Obviously, I don't share the conservative movement's goals. The trouble with the right's embrace of magical thinking is that it makes even negotiation over the size of government impossible. In a rational world, Democrats and Republicans should be able to define their desired level of taxes and spending and meet somewhere in the middle. But this negotiation is impossible as long as Republicans continue to be so detached from fiscal reality that they can't even advance their own interests.

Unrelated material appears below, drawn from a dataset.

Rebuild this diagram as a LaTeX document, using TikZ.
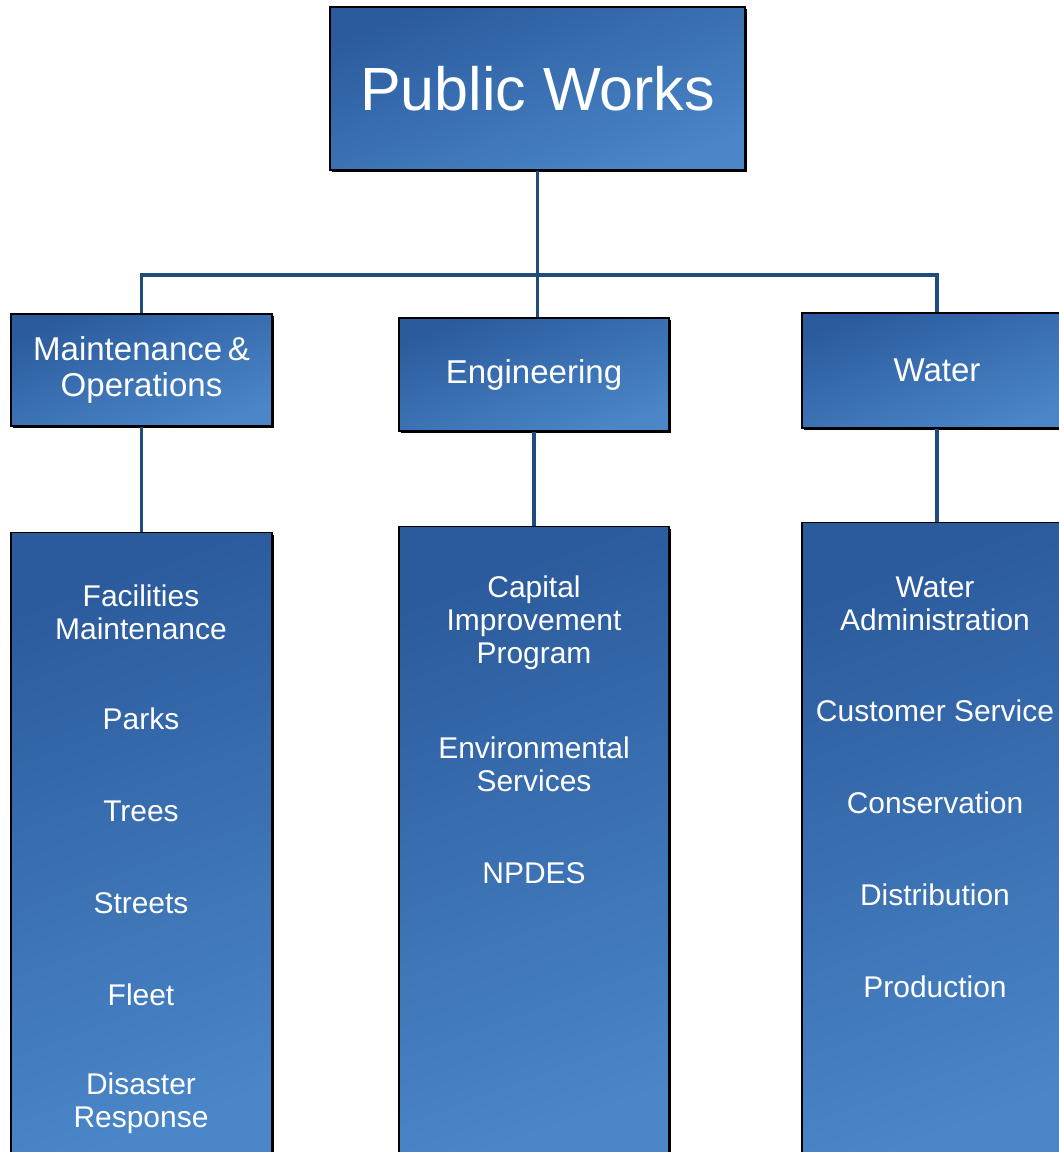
\documentclass[tikz,border=0pt]{standalone}
\usepackage{fontspec}
\setmainfont{Liberation Sans}
\usetikzlibrary{positioning,calc,shadows}
\definecolor{boxdark}{HTML}{2B5B9D}
\definecolor{boxlight}{HTML}{4A86C8}
\definecolor{linknavy}{HTML}{1F4C7C}

\tikzset{
  unitbox/.style={draw=black, line width=0.8pt, top color=boxdark, bottom color=boxlight,
    shading angle=20, text=white, align=center, inner sep=0pt,
    drop shadow={shadow xshift=1.6pt, shadow yshift=-1.6pt, fill=black, opacity=1}},
  link/.style={draw=linknavy, line width=2.6pt},
  headtext/.style={font=\fontsize{43.4}{48}\selectfont},
  deptext/.style={font=\fontsize{23.5}{25}\selectfont},
  itemtext/.style={text=white, align=center, font=\fontsize{21.3}{23.5}\selectfont}
}

\begin{document}
\begin{tikzpicture}[x=0.025cm, y=-0.025cm]
\clip (0,0) rectangle (1059,1152);
\fill[white] (0,0) rectangle (1059,1152);

% top
\node[unitbox, headtext, minimum width=10.375cm, minimum height=4.075cm] (pw) at (537.5,88.5) {Public Works};

% departments
\node[unitbox, deptext, minimum width=6.525cm, minimum height=2.8cm] (mo) at (141.5,370) {Maintenance\,\&\\Operations};
\node[unitbox, deptext, minimum width=6.75cm, minimum height=2.825cm] (eng) at (534,374.5) {Engineering};
\node[unitbox, deptext, minimum width=6.75cm, minimum height=2.875cm] (wat) at (937,370.5) {Water};

% division lists
\node[unitbox, minimum width=6.525cm, minimum height=15.925cm] (mol) at (141.5,851.5) {};
\node[unitbox, minimum width=6.75cm, minimum height=16.075cm] (engl) at (534,848.5) {};
\node[unitbox, minimum width=6.75cm, minimum height=16.175cm] (watl) at (937,846.5) {};

% connectors
\coordinate (bus) at (537.5,275);
\draw[link] (pw.south) -- (pw.south |- eng.north);
\draw[link] (mo.north) -- (mo.north |- bus) -- (wat.north |- bus) -- (wat.north);
\draw[link] (mo.south) -- (mol.north);
\draw[link] (eng.south) -- (engl.north);
\draw[link] (wat.south) -- (watl.north);

% maintenance & operations
\node[itemtext] (fac) at (141,612) {Facilities\\Maintenance};
\node[itemtext] (parks) at (141,719) {Parks};
\node[itemtext] (trees) at (141,811) {Trees};
\node[itemtext] (streets) at (141,903) {Streets};
\node[itemtext] (fleet) at (141,995) {Fleet};
\node[itemtext] (disaster) at (141,1103) {Disaster\\Response};

% engineering
\node[itemtext] (cip) at (534,623) {Capital\\Improvement\\Program};
\node[itemtext] (env) at (534,764) {Environmental\\Services};
\node[itemtext] (npdes) at (534,873) {NPDES};

% water
\node[itemtext] (wadmin) at (935,604) {Water\\Administration};
\node[itemtext] (cust) at (935,711) {Customer Service};
\node[itemtext] (cons) at (935,803) {Conservation};
\node[itemtext] (dist) at (935,895) {Distribution};
\node[itemtext] (prod) at (935,987) {Production};
\end{tikzpicture}
\end{document}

Anti-tax absolutists still have a firm firm grip upon the Republican Party and the conservative movement. They have spent a good thirty years drumming magical thinking on taxes into the skull of every dittohead, Young Republican, Fox News watcher, or admirer of Ronald Reagan or George W. Bush. It will take a long, long time before the party is ready again to enter have a discussion of fiscal policy that merely engages with reality. But Williamson's article is a pretty remarkable first step.